**Task statement**
Write the data out again exactly, with no pictures.

**Source material**
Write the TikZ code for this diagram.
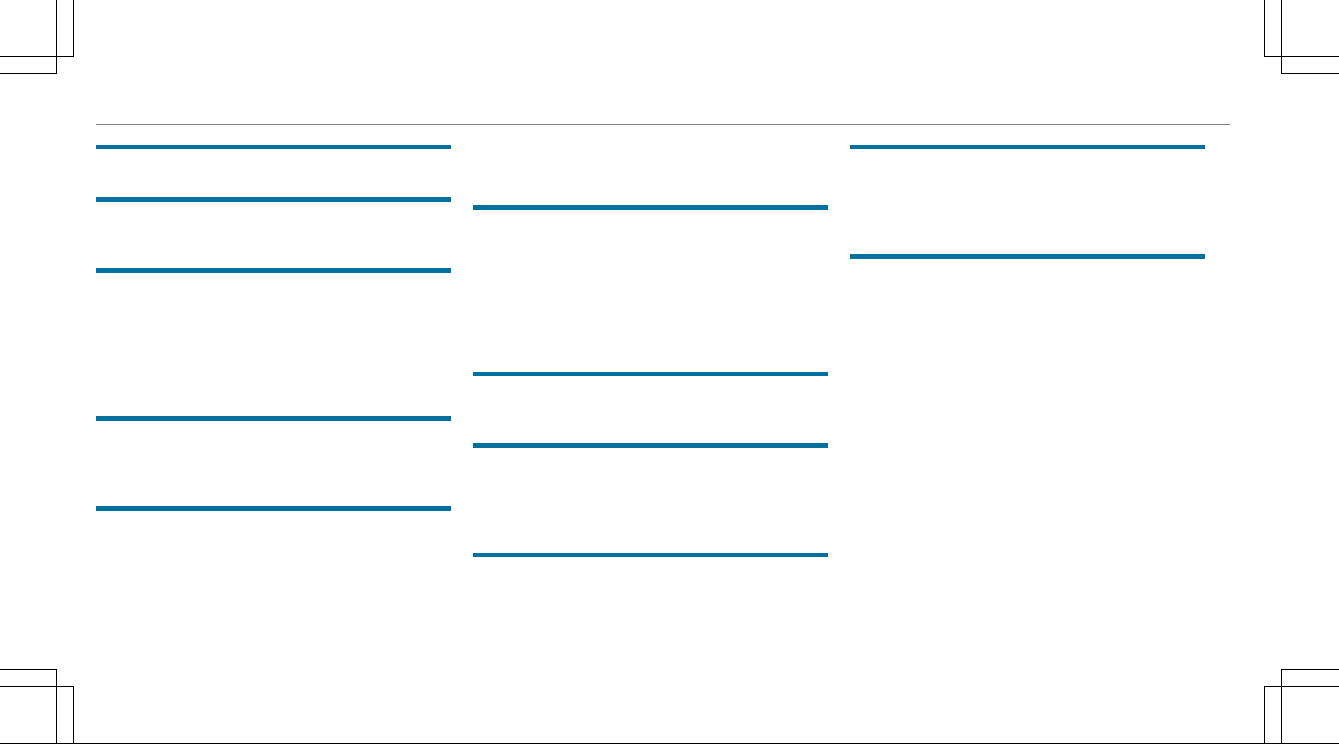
\documentclass[tikz,border=0pt]{standalone}
\usepackage{tikz}
\definecolor{barblue}{RGB}{0,113,158}
\definecolor{rulegray}{RGB}{128,128,128}
\tikzset{
  cropmark/.style={draw=black,line width=0.8pt},
  bluebar/.style={fill=barblue,draw=none},
  grayrule/.style={draw=rulegray,line width=1pt}
}
\begin{document}
\begin{tikzpicture}[x=1pt,y=-1pt]
\useasboundingbox (0,0) rectangle (1339,744);
% crop marks top-left
\draw[cropmark] (56.7,0) -- (56.7,73) -- (0,73);
\draw[cropmark] (73,0) -- (73,56.7) -- (0,56.7);
% top-right
\draw[cropmark] (1264.7,0) -- (1264.7,56.7) -- (1339,56.7);
\draw[cropmark] (1281.3,0) -- (1281.3,73) -- (1339,73);
% bottom-left
\draw[cropmark] (0,669.3) -- (56.7,669.3) -- (56.7,744);
\draw[cropmark] (0,686) -- (73,686) -- (73,744);
% bottom-right
\draw[cropmark] (1339,669.3) -- (1281.3,669.3) -- (1281.3,744);
\draw[cropmark] (1339,686) -- (1264.7,686) -- (1264.7,744);
% bottom edge
\draw[cropmark] (0,743.4) -- (1339,743.4);
% gray header rule
\draw[grayrule] (96,124.3) -- (1230,124.3);
% column 1 bars
\foreach \y in {147,199.2,270.7,418.3,508.7}
  \fill[bluebar] (96,\y-2.3) rectangle (451,\y+2.3);
% column 2 bars
\foreach \y in {207.3,374,445.3,555}
  \fill[bluebar] (473.3,\y-2.3) rectangle (827.7,\y+2.3);
% column 3 bars
\foreach \y in {147,256.3}
  \fill[bluebar] (850,\y-2.3) rectangle (1205,\y+2.3);
\end{tikzpicture}
\end{document}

**Solution to the problem**
Write the TikZ code for this diagram.
\documentclass[tikz,border=0pt]{standalone}
\usepackage{tikz}
\definecolor{barblue}{RGB}{0,113,158}
\definecolor{rulegray}{RGB}{128,128,128}
\tikzset{
  cropmark/.style={draw=black,line width=0.8pt},
  bluebar/.style={fill=barblue,draw=none},
  grayrule/.style={draw=rulegray,line width=1pt}
}
\begin{document}
\begin{tikzpicture}[x=1pt,y=-1pt]
\useasboundingbox (0,0) rectangle (1339,744);
% crop marks top-left
\draw[cropmark] (56.7,0) -- (56.7,73) -- (0,73);
\draw[cropmark] (73,0) -- (73,56.7) -- (0,56.7);
% top-right
\draw[cropmark] (1264.7,0) -- (1264.7,56.7) -- (1339,56.7);
\draw[cropmark] (1281.3,0) -- (1281.3,73) -- (1339,73);
% bottom-left
\draw[cropmark] (0,669.3) -- (56.7,669.3) -- (56.7,744);
\draw[cropmark] (0,686) -- (73,686) -- (73,744);
% bottom-right
\draw[cropmark] (1339,669.3) -- (1281.3,669.3) -- (1281.3,744);
\draw[cropmark] (1339,686) -- (1264.7,686) -- (1264.7,744);
% bottom edge
\draw[cropmark] (0,743.4) -- (1339,743.4);
% gray header rule
\draw[grayrule] (96,124.3) -- (1230,124.3);
% column 1 bars
\foreach \y in {147,199.2,270.7,418.3,508.7}
  \fill[bluebar] (96,\y-2.3) rectangle (451,\y+2.3);
% column 2 bars
\foreach \y in {207.3,374,445.3,555}
  \fill[bluebar] (473.3,\y-2.3) rectangle (827.7,\y+2.3);
% column 3 bars
\foreach \y in {147,256.3}
  \fill[bluebar] (850,\y-2.3) rectangle (1205,\y+2.3);
\end{tikzpicture}
\end{document}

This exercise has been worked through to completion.